GOAL = The lines beneath this instruction, from the first through the one containing "var ticksA_y = [20, 40, 60, 80, 100];", must be transcribed exactly; no other line belongs in the output.

─── STORED DATA

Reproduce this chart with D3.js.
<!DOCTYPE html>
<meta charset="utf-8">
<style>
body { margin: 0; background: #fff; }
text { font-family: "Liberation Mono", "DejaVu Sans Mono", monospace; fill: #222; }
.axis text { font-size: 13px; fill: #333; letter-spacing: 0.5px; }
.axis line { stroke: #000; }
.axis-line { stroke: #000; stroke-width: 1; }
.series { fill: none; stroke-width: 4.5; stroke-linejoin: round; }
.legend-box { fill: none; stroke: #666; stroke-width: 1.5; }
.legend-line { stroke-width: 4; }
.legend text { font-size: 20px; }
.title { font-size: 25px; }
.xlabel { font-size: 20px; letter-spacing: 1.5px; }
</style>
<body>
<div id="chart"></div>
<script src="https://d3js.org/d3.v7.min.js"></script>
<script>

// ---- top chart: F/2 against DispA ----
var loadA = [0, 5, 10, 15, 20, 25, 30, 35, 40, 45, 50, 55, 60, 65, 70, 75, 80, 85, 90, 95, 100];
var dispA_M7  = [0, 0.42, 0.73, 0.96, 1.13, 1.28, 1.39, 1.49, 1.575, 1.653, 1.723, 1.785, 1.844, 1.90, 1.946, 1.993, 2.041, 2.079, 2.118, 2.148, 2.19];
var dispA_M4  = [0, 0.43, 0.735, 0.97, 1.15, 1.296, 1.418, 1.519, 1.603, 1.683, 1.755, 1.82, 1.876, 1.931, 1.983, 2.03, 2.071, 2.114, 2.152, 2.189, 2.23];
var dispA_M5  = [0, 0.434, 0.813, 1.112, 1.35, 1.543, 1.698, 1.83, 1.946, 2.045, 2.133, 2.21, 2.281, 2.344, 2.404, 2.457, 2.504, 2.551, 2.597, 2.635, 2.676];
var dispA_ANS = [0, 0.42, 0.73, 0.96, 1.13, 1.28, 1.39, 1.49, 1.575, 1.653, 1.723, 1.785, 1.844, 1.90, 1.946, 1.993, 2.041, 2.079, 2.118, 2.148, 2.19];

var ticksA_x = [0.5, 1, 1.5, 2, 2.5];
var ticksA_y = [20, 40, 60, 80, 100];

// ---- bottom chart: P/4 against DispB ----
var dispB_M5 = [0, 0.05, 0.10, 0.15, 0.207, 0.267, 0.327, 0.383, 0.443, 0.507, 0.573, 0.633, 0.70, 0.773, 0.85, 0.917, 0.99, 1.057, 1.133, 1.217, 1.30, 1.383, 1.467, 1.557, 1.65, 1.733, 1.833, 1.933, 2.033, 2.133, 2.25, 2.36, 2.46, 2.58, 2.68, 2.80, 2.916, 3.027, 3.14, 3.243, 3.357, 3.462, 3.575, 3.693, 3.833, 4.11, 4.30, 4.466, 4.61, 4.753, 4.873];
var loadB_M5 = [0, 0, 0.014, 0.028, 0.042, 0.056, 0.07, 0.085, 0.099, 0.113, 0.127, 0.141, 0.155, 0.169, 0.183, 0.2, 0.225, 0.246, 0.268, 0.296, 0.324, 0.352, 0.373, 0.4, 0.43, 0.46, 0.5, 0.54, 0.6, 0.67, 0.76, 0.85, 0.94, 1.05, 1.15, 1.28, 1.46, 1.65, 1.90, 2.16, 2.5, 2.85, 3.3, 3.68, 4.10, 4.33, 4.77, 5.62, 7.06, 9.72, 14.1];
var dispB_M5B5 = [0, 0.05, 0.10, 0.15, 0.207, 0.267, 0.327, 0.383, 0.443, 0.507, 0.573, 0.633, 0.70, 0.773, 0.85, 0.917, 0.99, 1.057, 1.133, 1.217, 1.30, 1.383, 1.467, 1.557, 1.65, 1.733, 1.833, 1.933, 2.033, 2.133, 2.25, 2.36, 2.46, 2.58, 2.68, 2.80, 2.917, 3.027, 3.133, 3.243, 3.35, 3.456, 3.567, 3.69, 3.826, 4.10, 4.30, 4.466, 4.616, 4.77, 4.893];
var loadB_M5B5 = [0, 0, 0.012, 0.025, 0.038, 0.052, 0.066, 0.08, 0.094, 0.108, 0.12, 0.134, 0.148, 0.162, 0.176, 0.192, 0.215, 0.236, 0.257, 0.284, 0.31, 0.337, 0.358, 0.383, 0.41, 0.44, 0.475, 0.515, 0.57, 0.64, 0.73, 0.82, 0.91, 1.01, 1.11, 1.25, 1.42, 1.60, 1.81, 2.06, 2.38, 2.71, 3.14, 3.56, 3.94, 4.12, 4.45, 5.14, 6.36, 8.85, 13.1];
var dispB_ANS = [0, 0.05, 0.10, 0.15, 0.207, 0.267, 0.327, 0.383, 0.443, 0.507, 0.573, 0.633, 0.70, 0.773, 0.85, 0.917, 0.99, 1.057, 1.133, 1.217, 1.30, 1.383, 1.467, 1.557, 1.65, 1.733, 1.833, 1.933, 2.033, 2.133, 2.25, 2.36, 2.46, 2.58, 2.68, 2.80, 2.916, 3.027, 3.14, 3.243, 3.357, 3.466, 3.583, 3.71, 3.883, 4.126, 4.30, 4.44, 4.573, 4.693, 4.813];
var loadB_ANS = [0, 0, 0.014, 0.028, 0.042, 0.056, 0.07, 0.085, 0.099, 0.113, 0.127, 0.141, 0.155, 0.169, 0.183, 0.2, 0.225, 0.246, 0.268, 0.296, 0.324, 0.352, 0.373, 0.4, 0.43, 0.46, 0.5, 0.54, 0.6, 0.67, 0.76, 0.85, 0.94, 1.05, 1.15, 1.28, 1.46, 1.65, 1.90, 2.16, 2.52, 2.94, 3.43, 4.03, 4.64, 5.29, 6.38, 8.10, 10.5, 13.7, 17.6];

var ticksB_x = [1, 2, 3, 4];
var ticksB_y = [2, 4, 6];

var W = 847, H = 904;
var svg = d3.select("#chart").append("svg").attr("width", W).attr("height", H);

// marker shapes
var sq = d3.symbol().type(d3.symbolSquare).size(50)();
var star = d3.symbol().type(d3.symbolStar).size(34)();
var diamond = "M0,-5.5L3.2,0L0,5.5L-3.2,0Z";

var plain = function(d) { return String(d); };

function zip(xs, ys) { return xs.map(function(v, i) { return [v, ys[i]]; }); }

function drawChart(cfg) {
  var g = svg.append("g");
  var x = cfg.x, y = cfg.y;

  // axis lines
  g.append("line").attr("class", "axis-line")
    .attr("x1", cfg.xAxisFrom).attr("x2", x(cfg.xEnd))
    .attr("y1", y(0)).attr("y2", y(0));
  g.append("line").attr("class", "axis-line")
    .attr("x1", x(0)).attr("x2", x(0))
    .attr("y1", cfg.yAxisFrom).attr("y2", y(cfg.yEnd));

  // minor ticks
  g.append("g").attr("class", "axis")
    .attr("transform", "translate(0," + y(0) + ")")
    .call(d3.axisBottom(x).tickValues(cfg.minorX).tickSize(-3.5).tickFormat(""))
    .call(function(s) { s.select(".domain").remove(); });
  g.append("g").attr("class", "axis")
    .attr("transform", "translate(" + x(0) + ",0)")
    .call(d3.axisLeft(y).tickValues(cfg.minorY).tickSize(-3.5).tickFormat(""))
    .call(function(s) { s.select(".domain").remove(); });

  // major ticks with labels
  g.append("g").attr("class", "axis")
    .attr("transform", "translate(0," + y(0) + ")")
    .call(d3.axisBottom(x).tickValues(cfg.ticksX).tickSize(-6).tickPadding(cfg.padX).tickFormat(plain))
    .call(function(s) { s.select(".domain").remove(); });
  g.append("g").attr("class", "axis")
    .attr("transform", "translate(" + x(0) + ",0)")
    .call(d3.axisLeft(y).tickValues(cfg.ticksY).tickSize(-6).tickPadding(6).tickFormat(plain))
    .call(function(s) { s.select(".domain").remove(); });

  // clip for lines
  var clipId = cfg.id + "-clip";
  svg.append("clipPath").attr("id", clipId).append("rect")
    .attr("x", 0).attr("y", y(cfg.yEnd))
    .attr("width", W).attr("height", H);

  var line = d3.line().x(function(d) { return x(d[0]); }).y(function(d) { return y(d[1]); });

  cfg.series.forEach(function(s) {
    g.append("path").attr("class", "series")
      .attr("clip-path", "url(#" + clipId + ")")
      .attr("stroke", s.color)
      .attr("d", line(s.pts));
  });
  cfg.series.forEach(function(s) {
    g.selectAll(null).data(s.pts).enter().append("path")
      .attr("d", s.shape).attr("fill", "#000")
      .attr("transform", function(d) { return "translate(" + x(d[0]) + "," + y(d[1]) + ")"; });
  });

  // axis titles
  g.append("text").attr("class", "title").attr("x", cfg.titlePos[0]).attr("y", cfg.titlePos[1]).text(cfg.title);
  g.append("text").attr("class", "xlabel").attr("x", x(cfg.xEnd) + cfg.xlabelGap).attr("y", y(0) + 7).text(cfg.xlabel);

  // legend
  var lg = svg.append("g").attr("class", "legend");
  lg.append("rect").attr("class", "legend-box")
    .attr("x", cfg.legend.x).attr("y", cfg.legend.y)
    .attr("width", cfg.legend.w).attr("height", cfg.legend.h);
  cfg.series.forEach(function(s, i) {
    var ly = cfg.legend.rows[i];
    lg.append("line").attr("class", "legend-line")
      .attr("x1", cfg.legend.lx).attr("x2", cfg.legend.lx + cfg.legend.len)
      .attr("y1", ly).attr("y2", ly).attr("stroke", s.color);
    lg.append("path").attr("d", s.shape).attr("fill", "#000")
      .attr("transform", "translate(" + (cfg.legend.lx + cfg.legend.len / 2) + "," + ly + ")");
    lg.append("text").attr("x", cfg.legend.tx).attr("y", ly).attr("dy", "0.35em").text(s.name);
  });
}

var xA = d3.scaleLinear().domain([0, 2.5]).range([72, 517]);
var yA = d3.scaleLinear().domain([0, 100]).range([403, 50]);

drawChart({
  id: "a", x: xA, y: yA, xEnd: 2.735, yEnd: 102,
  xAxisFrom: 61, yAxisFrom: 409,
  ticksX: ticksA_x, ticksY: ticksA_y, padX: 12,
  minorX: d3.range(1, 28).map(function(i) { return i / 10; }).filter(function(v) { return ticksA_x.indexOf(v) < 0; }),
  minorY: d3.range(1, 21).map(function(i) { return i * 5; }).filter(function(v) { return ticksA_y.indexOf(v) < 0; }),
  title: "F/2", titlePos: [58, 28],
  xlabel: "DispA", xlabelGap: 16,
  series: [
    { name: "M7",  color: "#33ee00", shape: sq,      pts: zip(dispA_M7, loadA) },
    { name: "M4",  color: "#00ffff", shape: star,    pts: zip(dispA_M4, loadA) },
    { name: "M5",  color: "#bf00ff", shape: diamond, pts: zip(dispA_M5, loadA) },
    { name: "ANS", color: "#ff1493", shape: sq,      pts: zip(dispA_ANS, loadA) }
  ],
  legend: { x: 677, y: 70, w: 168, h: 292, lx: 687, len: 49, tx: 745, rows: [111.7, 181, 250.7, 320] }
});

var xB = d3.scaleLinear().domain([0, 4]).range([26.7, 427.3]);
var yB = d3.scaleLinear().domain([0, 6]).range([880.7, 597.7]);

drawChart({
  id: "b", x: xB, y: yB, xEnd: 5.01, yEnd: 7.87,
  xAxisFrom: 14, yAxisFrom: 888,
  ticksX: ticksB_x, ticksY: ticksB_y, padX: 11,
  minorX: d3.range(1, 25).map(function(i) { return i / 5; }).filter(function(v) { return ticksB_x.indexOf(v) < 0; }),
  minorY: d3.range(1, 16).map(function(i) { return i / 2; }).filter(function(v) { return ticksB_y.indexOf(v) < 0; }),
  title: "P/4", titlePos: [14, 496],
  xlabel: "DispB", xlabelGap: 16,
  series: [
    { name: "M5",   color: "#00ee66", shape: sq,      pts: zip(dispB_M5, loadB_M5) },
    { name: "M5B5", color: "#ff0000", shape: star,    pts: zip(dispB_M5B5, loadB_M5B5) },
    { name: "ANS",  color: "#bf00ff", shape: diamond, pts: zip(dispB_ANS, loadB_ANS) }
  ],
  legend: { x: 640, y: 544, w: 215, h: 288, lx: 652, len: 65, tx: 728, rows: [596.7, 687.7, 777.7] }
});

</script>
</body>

──────

TASK RESULT =
Reproduce this chart with D3.js.
<!DOCTYPE html>
<meta charset="utf-8">
<style>
body { margin: 0; background: #fff; }
text { font-family: "Liberation Mono", "DejaVu Sans Mono", monospace; fill: #222; }
.axis text { font-size: 13px; fill: #333; letter-spacing: 0.5px; }
.axis line { stroke: #000; }
.axis-line { stroke: #000; stroke-width: 1; }
.series { fill: none; stroke-width: 4.5; stroke-linejoin: round; }
.legend-box { fill: none; stroke: #666; stroke-width: 1.5; }
.legend-line { stroke-width: 4; }
.legend text { font-size: 20px; }
.title { font-size: 25px; }
.xlabel { font-size: 20px; letter-spacing: 1.5px; }
</style>
<body>
<div id="chart"></div>
<script src="https://d3js.org/d3.v7.min.js"></script>
<script>

// ---- top chart: F/2 against DispA ----
var loadA = [0, 5, 10, 15, 20, 25, 30, 35, 40, 45, 50, 55, 60, 65, 70, 75, 80, 85, 90, 95, 100];
var dispA_M7  = [0, 0.42, 0.73, 0.96, 1.13, 1.28, 1.39, 1.49, 1.575, 1.653, 1.723, 1.785, 1.844, 1.90, 1.946, 1.993, 2.041, 2.079, 2.118, 2.148, 2.19];
var dispA_M4  = [0, 0.43, 0.735, 0.97, 1.15, 1.296, 1.418, 1.519, 1.603, 1.683, 1.755, 1.82, 1.876, 1.931, 1.983, 2.03, 2.071, 2.114, 2.152, 2.189, 2.23];
var dispA_M5  = [0, 0.434, 0.813, 1.112, 1.35, 1.543, 1.698, 1.83, 1.946, 2.045, 2.133, 2.21, 2.281, 2.344, 2.404, 2.457, 2.504, 2.551, 2.597, 2.635, 2.676];
var dispA_ANS = [0, 0.42, 0.73, 0.96, 1.13, 1.28, 1.39, 1.49, 1.575, 1.653, 1.723, 1.785, 1.844, 1.90, 1.946, 1.993, 2.041, 2.079, 2.118, 2.148, 2.19];

var ticksA_x = [0.5, 1, 1.5, 2, 2.5];
var ticksA_y = [20, 40, 60, 80, 100];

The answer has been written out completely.